In a groundbreaking order issued October 7, Sri Lanka’s Supreme Court ordered five members of the Rajapakse family and accomplices to answer for driving the once prosperous nation into bankruptcy.
While Gotabaya was president and three brothers and a nephew ministers, the government took on ever greater levels of foreign debt while recklessly cutting taxes and pursuing unsustainable monetary policies. The result: the economy is expected shrink by 8.7 percent this year, inflation recently exceeded 60 percent, and an additional 2.7 million Sri Lankans will likely fall into abject poverty (here and here).

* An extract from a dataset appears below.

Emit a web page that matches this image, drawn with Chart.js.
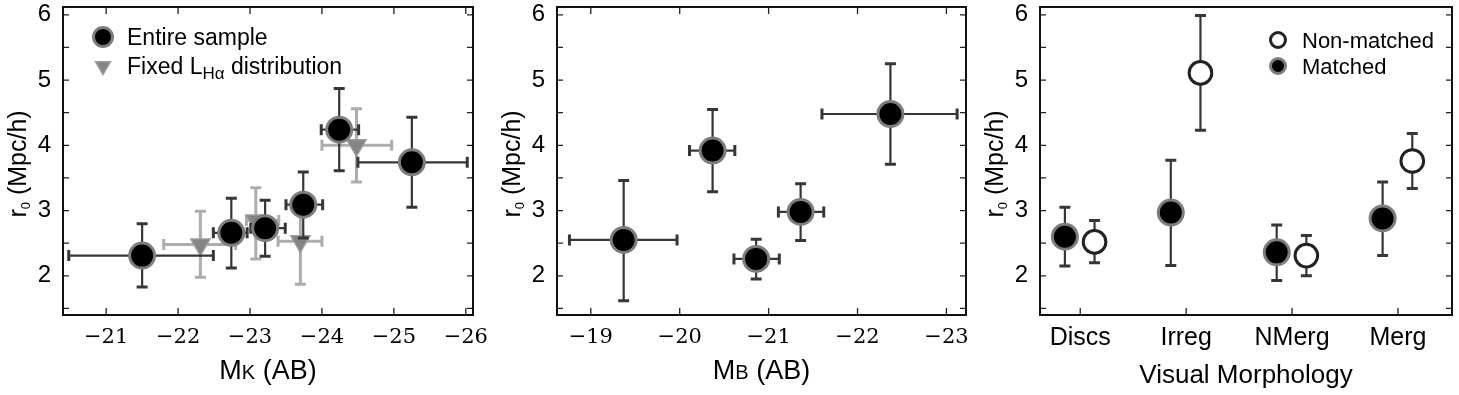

As economic conditions deteriorated in late spring, the four Rajapkse ministers resigned, and Gotabaya later fled the country as protesters stormed the presidential residence (here). But though out of office, the Rajapakses are not out of power. They still control parliament, and it picked a Rajapkse crony to serve the remainder of Gotabaya’s term as president.
With parliament unlikely to hold the Rajapkses accountable for economic mismanagement and the corruption that underlay it, civil society turned to the one institution in the country that remained largely untouched during the Rajapakse’s misrule: the judiciary. Last June Transparency International Sri Lanka and three prominent Sri Lankans asked the nation’s highest court to hear their claim that the result of the Rajapakses’ economic mismanagement their constitutional rights to equal treatment, freedom to pursue gainful work, and access to government information had been denied. The petition further asks that:
- the Central Bank, Finance Ministry, and other agencies be required to produce documents chronicling the mismanagement,
- a committee be empaneled to examine the documents and compile a report, and
- the Attorney General be directed to investigate and prosecute any wrongdoing disclosed.
For those fortunate enough to live in functioning democracies, this action would be extraordinary. A request that a court assume the powers of a legislature and hold those in charge of the government accountable for their actions.
But given the power the Rajapakses accumulated during their long period in office, it appears to be the only path to accountability. And to the restoration of the democratic freedoms Sri Lanka’s constitution promises all citizens. Citizen activists, believers in the rule of law, and democrats everywhere will be hoping Sri Lanka’s judiciary can meet this unprecedented challenge.